Aaron Bragman, an analyst with the consulting firm Global Insight, said GM and Toyota have expanded almost evenly in most emerging markets but GM has been hurt by declines in North America as it intentionally cut incentives and reduced low-profit sales to rental car companies.

Overall, GM’s worldwide sales in 2007 were the second-best in its 100-year history. It set a sales record in China by selling more than a million vehicles, set a record in Brazil with nearly 500,000 and doubled sales in Russia.

GM Chairman and Chief Executive Rick Wagoner has pledged to defend the global sales title, but said the company would not abandon its U.S. strategy of cutting back on low-margin sales.

Burgeoning markets in places like China, Russia and South America, and other regions with growing middle classes, will probably decide the sales title in coming years.

While the U.S. economy sputters, China and India continue to boom. China’s economy is growing at about 11 percent a year, and India’s at about 9 percent, two of the fastest growth rates in the world.

In the U.S., gross domestic product grew by only 2.2 percent last year.
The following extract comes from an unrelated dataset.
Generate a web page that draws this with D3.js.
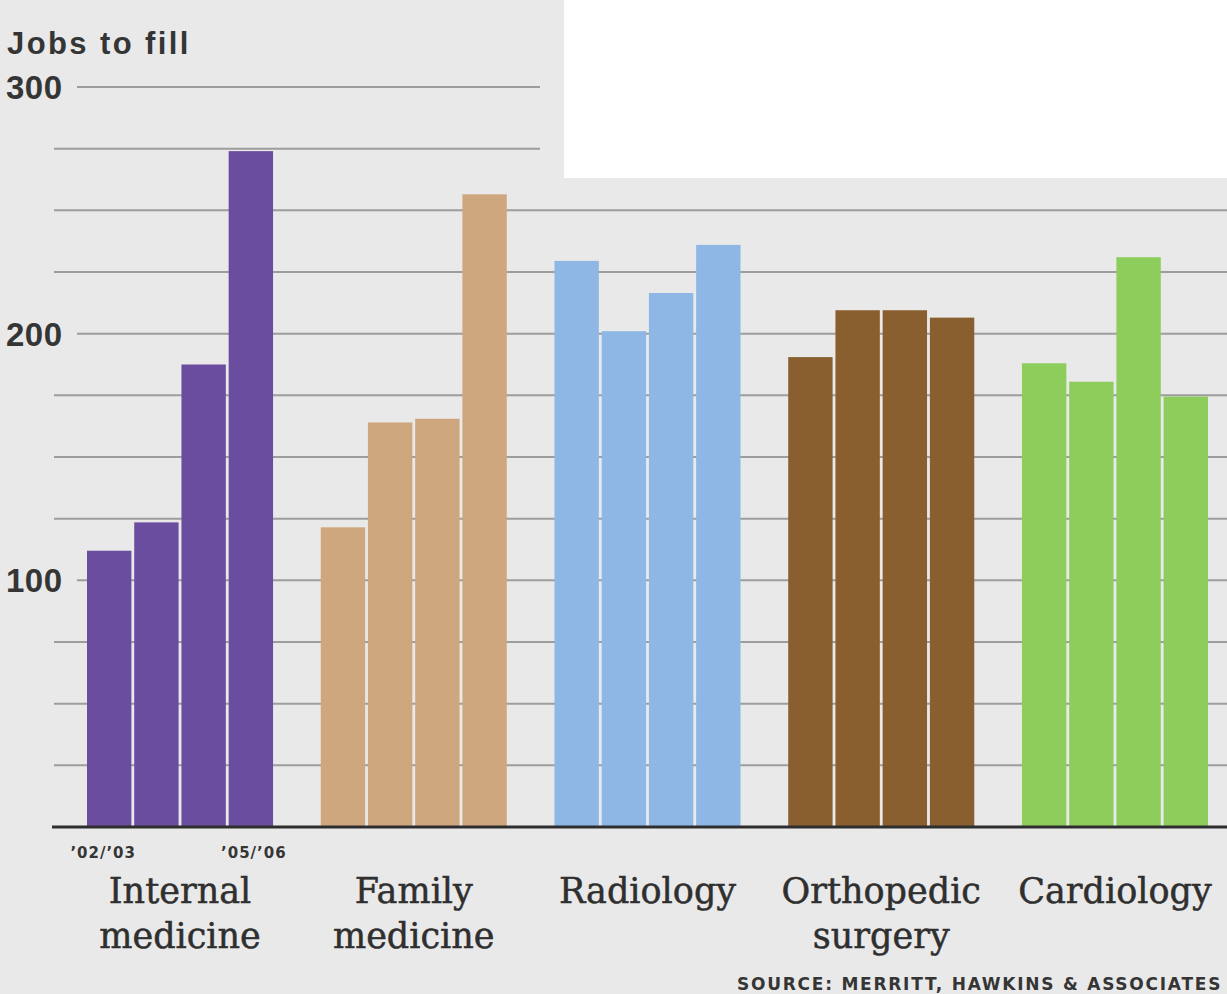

Auto analysts foresee slower growth in the mature markets of North America and Europe, and the auto market in Japan is shrinking.

Toyota is setting up more overseas plants and aims to sell 9.85 million vehicles this year, 5 percent more than in 2007. GM would not give a global sales forecast for this year.

Toyota executives have consistently brushed off questions about becoming No. 1, and some have acknowledged they are nervous about it due to fears about a U.S. political backlash reminiscent of the “Japan-bashing” in the 1980s and ’90s, when Japan was accused of taking jobs from American workers.

Earlier this month, Toyota deposed Ford Motor Co. as the No. 2 auto seller in the U.S. in 2007.

GM shares rose $2.05, or 8.67 percent, to $25.70 on Wednesday, while Toyota’s U.S. shares rose $2.34, or 2.41 percent, to $99.25.